The problem - With the pictures left out, copy the listing below exactly.
* Begin *
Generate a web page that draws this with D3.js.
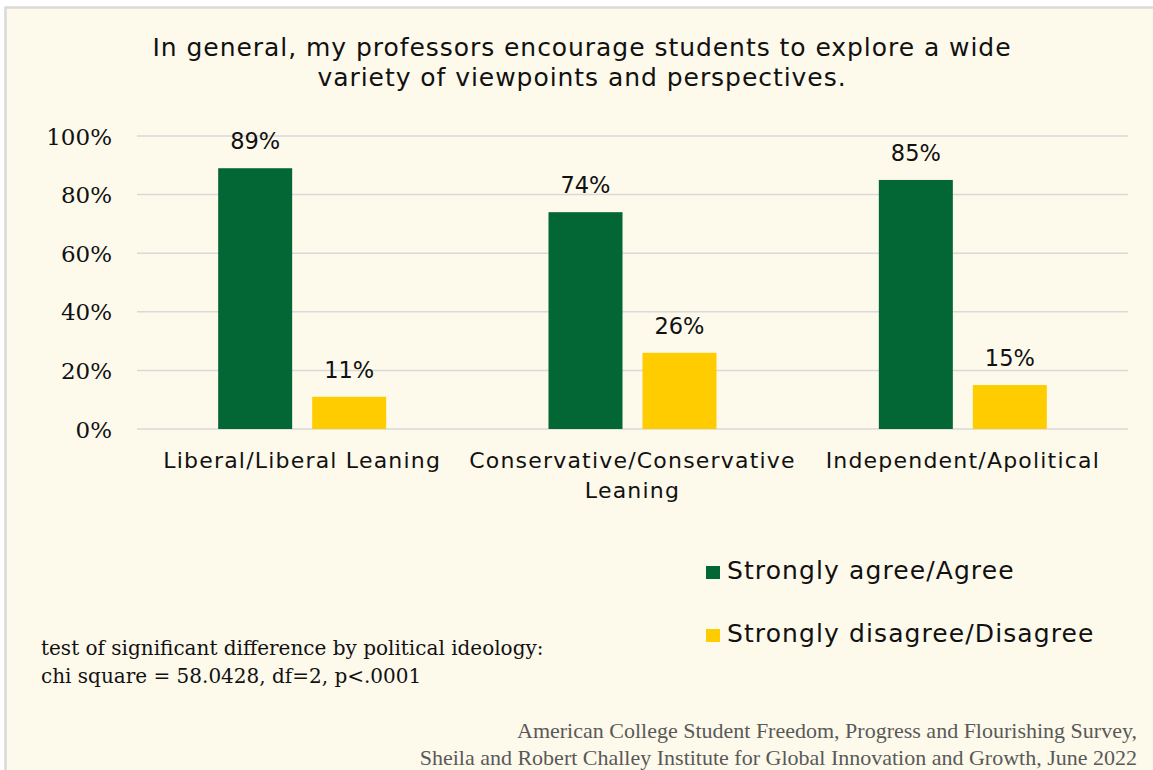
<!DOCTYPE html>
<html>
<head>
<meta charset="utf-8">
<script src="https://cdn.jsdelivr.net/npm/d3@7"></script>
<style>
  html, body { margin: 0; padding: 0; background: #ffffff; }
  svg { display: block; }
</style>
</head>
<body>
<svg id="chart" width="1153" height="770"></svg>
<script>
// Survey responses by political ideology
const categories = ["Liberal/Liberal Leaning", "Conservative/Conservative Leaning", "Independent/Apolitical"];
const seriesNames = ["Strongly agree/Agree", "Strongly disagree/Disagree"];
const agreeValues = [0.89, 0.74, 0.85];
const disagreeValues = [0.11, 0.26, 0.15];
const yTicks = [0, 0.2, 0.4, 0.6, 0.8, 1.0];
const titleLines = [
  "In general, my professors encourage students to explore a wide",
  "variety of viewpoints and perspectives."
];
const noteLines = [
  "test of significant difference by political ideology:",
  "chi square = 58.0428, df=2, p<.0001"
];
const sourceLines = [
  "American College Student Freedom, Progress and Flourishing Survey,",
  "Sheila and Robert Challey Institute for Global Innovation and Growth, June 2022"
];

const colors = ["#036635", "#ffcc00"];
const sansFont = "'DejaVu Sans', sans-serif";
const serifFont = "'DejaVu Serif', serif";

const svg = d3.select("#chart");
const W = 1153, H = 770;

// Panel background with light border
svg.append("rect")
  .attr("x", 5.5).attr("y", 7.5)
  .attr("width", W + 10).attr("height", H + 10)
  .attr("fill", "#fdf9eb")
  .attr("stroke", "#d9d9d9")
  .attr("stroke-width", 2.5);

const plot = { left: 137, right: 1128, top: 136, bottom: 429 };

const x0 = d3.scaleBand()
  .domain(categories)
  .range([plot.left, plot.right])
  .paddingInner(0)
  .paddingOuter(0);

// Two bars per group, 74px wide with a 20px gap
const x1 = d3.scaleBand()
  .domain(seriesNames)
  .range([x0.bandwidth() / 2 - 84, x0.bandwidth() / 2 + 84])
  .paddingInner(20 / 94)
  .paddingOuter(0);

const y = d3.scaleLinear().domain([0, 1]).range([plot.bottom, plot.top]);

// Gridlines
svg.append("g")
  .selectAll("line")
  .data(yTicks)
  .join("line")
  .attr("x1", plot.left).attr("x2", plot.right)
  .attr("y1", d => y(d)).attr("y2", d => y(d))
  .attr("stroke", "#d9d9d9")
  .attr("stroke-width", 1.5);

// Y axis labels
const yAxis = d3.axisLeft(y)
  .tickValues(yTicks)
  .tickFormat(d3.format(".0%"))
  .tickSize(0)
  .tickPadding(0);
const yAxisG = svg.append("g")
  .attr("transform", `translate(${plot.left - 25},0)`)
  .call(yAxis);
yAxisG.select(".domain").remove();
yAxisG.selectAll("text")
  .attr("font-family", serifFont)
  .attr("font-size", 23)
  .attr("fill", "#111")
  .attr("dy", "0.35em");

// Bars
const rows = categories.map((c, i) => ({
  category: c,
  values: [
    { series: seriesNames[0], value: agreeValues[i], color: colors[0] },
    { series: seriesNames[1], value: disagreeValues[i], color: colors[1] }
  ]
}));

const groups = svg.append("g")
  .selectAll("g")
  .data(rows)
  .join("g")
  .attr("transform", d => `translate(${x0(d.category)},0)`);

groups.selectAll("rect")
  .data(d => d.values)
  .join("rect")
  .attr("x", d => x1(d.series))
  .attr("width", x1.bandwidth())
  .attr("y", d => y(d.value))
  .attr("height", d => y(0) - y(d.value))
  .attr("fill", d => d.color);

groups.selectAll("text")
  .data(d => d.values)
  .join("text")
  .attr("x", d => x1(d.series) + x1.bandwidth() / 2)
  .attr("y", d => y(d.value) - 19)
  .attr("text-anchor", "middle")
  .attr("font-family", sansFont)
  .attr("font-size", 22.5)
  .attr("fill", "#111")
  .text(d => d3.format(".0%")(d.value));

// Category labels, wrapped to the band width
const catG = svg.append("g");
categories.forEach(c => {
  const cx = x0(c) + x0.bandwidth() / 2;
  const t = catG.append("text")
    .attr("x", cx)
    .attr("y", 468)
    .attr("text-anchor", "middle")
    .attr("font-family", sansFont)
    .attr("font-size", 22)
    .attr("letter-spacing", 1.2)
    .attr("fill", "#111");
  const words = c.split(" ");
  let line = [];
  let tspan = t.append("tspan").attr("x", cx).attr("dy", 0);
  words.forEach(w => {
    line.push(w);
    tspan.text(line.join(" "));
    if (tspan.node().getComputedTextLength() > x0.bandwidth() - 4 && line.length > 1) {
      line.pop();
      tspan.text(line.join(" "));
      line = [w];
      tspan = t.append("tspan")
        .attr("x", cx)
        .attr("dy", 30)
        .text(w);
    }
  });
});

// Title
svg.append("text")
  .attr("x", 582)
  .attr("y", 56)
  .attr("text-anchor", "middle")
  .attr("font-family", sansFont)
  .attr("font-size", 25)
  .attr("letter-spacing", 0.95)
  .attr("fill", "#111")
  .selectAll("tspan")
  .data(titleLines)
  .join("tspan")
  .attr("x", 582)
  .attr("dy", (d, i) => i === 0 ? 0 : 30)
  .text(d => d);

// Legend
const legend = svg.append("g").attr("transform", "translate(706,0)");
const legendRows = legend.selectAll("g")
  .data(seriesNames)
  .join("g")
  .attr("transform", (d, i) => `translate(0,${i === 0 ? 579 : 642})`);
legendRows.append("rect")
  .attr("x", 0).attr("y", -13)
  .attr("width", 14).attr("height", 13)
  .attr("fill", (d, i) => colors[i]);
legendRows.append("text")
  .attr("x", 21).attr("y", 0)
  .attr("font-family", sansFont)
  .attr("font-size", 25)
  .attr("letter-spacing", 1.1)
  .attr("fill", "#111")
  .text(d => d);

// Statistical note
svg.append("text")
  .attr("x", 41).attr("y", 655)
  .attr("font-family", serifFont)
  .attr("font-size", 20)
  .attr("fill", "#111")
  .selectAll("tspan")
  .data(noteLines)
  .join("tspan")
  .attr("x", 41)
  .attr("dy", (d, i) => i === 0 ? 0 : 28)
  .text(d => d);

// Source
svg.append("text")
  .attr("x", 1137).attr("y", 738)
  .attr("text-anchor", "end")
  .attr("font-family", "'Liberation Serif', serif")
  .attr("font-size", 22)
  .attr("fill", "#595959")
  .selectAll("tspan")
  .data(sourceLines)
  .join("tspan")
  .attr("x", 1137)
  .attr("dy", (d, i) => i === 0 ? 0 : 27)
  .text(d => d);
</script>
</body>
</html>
* End *
Correct response -
Generate a web page that draws this with D3.js.
<!DOCTYPE html>
<html>
<head>
<meta charset="utf-8">
<script src="https://cdn.jsdelivr.net/npm/d3@7"></script>
<style>
  html, body { margin: 0; padding: 0; background: #ffffff; }
  svg { display: block; }
</style>
</head>
<body>
<svg id="chart" width="1153" height="770"></svg>
<script>
// Survey responses by political ideology
const categories = ["Liberal/Liberal Leaning", "Conservative/Conservative Leaning", "Independent/Apolitical"];
const seriesNames = ["Strongly agree/Agree", "Strongly disagree/Disagree"];
const agreeValues = [0.89, 0.74, 0.85];
const disagreeValues = [0.11, 0.26, 0.15];
const yTicks = [0, 0.2, 0.4, 0.6, 0.8, 1.0];
const titleLines = [
  "In general, my professors encourage students to explore a wide",
  "variety of viewpoints and perspectives."
];
const noteLines = [
  "test of significant difference by political ideology:",
  "chi square = 58.0428, df=2, p<.0001"
];
const sourceLines = [
  "American College Student Freedom, Progress and Flourishing Survey,",
  "Sheila and Robert Challey Institute for Global Innovation and Growth, June 2022"
];

const colors = ["#036635", "#ffcc00"];
const sansFont = "'DejaVu Sans', sans-serif";
const serifFont = "'DejaVu Serif', serif";

const svg = d3.select("#chart");
const W = 1153, H = 770;

// Panel background with light border
svg.append("rect")
  .attr("x", 5.5).attr("y", 7.5)
  .attr("width", W + 10).attr("height", H + 10)
  .attr("fill", "#fdf9eb")
  .attr("stroke", "#d9d9d9")
  .attr("stroke-width", 2.5);

const plot = { left: 137, right: 1128, top: 136, bottom: 429 };

const x0 = d3.scaleBand()
  .domain(categories)
  .range([plot.left, plot.right])
  .paddingInner(0)
  .paddingOuter(0);

// Two bars per group, 74px wide with a 20px gap
const x1 = d3.scaleBand()
  .domain(seriesNames)
  .range([x0.bandwidth() / 2 - 84, x0.bandwidth() / 2 + 84])
  .paddingInner(20 / 94)
  .paddingOuter(0);

const y = d3.scaleLinear().domain([0, 1]).range([plot.bottom, plot.top]);

// Gridlines
svg.append("g")
  .selectAll("line")
  .data(yTicks)
  .join("line")
  .attr("x1", plot.left).attr("x2", plot.right)
  .attr("y1", d => y(d)).attr("y2", d => y(d))
  .attr("stroke", "#d9d9d9")
  .attr("stroke-width", 1.5);

// Y axis labels
const yAxis = d3.axisLeft(y)
  .tickValues(yTicks)
  .tickFormat(d3.format(".0%"))
  .tickSize(0)
  .tickPadding(0);
const yAxisG = svg.append("g")
  .attr("transform", `translate(${plot.left - 25},0)`)
  .call(yAxis);
yAxisG.select(".domain").remove();
yAxisG.selectAll("text")
  .attr("font-family", serifFont)
  .attr("font-size", 23)
  .attr("fill", "#111")
  .attr("dy", "0.35em");

// Bars
const rows = categories.map((c, i) => ({
  category: c,
  values: [
    { series: seriesNames[0], value: agreeValues[i], color: colors[0] },
    { series: seriesNames[1], value: disagreeValues[i], color: colors[1] }
  ]
}));

const groups = svg.append("g")
  .selectAll("g")
  .data(rows)
  .join("g")
  .attr("transform", d => `translate(${x0(d.category)},0)`);

groups.selectAll("rect")
  .data(d => d.values)
  .join("rect")
  .attr("x", d => x1(d.series))
  .attr("width", x1.bandwidth())
  .attr("y", d => y(d.value))
  .attr("height", d => y(0) - y(d.value))
  .attr("fill", d => d.color);

groups.selectAll("text")
  .data(d => d.values)
  .join("text")
  .attr("x", d => x1(d.series) + x1.bandwidth() / 2)
  .attr("y", d => y(d.value) - 19)
  .attr("text-anchor", "middle")
  .attr("font-family", sansFont)
  .attr("font-size", 22.5)
  .attr("fill", "#111")
  .text(d => d3.format(".0%")(d.value));

// Category labels, wrapped to the band width
const catG = svg.append("g");
categories.forEach(c => {
  const cx = x0(c) + x0.bandwidth() / 2;
  const t = catG.append("text")
    .attr("x", cx)
    .attr("y", 468)
    .attr("text-anchor", "middle")
    .attr("font-family", sansFont)
    .attr("font-size", 22)
    .attr("letter-spacing", 1.2)
    .attr("fill", "#111");
  const words = c.split(" ");
  let line = [];
  let tspan = t.append("tspan").attr("x", cx).attr("dy", 0);
  words.forEach(w => {
    line.push(w);
    tspan.text(line.join(" "));
    if (tspan.node().getComputedTextLength() > x0.bandwidth() - 4 && line.length > 1) {
      line.pop();
      tspan.text(line.join(" "));
      line = [w];
      tspan = t.append("tspan")
        .attr("x", cx)
        .attr("dy", 30)
        .text(w);
    }
  });
});

// Title
svg.append("text")
  .attr("x", 582)
  .attr("y", 56)
  .attr("text-anchor", "middle")
  .attr("font-family", sansFont)
  .attr("font-size", 25)
  .attr("letter-spacing", 0.95)
  .attr("fill", "#111")
  .selectAll("tspan")
  .data(titleLines)
  .join("tspan")
  .attr("x", 582)
  .attr("dy", (d, i) => i === 0 ? 0 : 30)
  .text(d => d);

// Legend
const legend = svg.append("g").attr("transform", "translate(706,0)");
const legendRows = legend.selectAll("g")
  .data(seriesNames)
  .join("g")
  .attr("transform", (d, i) => `translate(0,${i === 0 ? 579 : 642})`);
legendRows.append("rect")
  .attr("x", 0).attr("y", -13)
  .attr("width", 14).attr("height", 13)
  .attr("fill", (d, i) => colors[i]);
legendRows.append("text")
  .attr("x", 21).attr("y", 0)
  .attr("font-family", sansFont)
  .attr("font-size", 25)
  .attr("letter-spacing", 1.1)
  .attr("fill", "#111")
  .text(d => d);

// Statistical note
svg.append("text")
  .attr("x", 41).attr("y", 655)
  .attr("font-family", serifFont)
  .attr("font-size", 20)
  .attr("fill", "#111")
  .selectAll("tspan")
  .data(noteLines)
  .join("tspan")
  .attr("x", 41)
  .attr("dy", (d, i) => i === 0 ? 0 : 28)
  .text(d => d);

// Source
svg.append("text")
  .attr("x", 1137).attr("y", 738)
  .attr("text-anchor", "end")
  .attr("font-family", "'Liberation Serif', serif")
  .attr("font-size", 22)
  .attr("fill", "#595959")
  .selectAll("tspan")
  .data(sourceLines)
  .join("tspan")
  .attr("x", 1137)
  .attr("dy", (d, i) => i === 0 ? 0 : 27)
  .text(d => d);
</script>
</body>
</html>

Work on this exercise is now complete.